During a news conference at Camp David, Md., Carter was asked about the Internet listing over the weekend in which the purported hackers urged that the 100 individuals be murdered by sympathizers inside the United States.
"The information that was posted by ISIL was information taken from social websites and publicly available," Carter said. "It wasn't stolen from any [Defense Department] websites or any confidential databases."
He said the Pentagon, nonetheless, takes this event seriously. Other officials have said it is being investigated by the FBI.
"At the same time, this is the kind of social media messaging of a vile sort that ISIL specializes in" and is one reason the United States is determined to defeat the group, he added, using a common acronym for the Islamic State group that has captured large portions of territory in Iraq and Syria and beheaded a number of Americans.

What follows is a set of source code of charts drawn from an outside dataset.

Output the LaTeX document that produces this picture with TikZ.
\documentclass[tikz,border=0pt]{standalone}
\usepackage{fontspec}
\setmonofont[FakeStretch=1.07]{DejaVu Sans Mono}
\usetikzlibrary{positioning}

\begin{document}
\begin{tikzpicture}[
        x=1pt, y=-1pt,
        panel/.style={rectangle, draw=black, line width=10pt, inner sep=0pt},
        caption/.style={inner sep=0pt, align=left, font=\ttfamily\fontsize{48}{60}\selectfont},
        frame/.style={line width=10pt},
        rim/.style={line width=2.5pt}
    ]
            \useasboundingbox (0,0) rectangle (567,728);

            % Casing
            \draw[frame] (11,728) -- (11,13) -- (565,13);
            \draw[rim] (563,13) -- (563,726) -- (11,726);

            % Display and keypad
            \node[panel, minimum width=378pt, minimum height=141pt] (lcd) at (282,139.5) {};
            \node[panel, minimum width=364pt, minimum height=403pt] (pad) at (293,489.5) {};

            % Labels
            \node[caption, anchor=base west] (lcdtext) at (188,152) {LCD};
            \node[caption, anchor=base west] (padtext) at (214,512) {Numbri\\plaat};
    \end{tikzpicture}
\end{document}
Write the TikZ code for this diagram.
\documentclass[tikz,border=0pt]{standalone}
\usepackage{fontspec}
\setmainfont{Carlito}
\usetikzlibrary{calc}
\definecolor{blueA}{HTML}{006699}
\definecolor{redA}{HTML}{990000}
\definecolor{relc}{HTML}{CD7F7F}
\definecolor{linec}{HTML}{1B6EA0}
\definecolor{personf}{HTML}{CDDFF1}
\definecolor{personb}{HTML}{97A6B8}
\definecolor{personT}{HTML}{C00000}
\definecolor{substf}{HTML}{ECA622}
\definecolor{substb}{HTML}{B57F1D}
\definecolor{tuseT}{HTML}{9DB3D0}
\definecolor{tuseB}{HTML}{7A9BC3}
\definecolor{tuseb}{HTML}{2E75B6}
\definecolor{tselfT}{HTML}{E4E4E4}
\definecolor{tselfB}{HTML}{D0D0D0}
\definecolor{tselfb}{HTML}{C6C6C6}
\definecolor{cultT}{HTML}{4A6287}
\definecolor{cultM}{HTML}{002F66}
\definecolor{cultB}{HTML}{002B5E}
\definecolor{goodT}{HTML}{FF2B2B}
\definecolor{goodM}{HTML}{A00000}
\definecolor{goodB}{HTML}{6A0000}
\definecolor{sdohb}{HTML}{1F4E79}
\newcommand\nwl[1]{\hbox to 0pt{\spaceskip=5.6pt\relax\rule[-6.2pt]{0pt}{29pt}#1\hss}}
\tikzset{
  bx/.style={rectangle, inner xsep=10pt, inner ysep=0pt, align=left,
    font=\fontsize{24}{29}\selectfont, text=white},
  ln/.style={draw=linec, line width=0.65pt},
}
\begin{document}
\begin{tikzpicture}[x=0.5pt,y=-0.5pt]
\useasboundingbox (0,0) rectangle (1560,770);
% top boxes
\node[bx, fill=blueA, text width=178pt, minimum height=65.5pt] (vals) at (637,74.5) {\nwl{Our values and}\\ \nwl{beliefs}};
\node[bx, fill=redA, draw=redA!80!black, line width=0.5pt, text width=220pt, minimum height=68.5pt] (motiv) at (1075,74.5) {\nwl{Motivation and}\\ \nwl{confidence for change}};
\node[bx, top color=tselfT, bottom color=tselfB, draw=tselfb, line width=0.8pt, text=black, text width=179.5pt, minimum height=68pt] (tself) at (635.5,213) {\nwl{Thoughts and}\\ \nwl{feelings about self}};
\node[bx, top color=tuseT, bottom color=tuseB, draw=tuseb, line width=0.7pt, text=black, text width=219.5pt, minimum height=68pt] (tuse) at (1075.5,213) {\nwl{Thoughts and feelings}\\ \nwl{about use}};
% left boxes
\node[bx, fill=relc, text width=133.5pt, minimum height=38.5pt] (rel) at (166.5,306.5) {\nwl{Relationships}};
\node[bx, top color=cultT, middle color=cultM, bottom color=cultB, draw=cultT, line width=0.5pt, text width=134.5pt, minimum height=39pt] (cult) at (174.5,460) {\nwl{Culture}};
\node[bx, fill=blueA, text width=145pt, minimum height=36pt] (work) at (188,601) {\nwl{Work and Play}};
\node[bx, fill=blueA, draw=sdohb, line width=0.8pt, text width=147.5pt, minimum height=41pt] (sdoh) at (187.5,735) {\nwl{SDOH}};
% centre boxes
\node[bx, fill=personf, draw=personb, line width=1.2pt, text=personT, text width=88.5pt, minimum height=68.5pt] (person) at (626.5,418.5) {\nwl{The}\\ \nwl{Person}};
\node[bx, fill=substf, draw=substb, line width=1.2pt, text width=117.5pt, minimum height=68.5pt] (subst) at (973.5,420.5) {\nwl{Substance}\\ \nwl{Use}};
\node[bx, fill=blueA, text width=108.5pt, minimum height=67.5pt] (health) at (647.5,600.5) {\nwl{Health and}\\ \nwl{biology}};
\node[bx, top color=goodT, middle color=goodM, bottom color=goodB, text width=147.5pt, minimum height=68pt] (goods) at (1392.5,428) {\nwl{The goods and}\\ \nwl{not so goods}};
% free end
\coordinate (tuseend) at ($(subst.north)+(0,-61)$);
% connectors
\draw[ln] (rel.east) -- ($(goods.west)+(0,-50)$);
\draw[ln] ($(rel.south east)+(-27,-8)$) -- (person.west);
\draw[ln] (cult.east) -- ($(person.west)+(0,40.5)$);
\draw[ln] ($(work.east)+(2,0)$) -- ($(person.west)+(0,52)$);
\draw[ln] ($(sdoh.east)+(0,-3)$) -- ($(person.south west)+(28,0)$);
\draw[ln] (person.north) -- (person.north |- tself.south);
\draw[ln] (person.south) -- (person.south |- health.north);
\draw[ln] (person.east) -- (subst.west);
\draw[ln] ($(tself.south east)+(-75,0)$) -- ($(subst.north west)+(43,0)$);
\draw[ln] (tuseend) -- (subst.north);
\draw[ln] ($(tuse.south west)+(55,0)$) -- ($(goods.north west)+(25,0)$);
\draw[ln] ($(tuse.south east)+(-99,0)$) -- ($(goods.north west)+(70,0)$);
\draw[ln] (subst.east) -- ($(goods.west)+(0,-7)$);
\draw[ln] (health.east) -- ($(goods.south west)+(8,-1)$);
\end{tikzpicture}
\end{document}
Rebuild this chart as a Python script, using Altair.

Carter was asked about the matter during a news conference following a day of meetings about the future of Afghanistan. He and Secretary of State John Kerry met with Afghan President Ashraf Ghani and his chief executive, Abdullah Abdullah.
Earlier Monday, the Pentagon said it was notifying the 100 military members that their names and addresses were posted on the Internet.
A Pentagon spokesman, Col. Steve Warren, said service members have been reminded to heed normal security precautions, including password protection, in using social media.
Another defense official said there is no indication yet of a specific security threat to any of the 100 individuals. The official spoke on condition of anonymity because the official was not authorized to discuss on the record a matter under investigation.
Warren said that at least one of the individuals on the list is no longer in the military.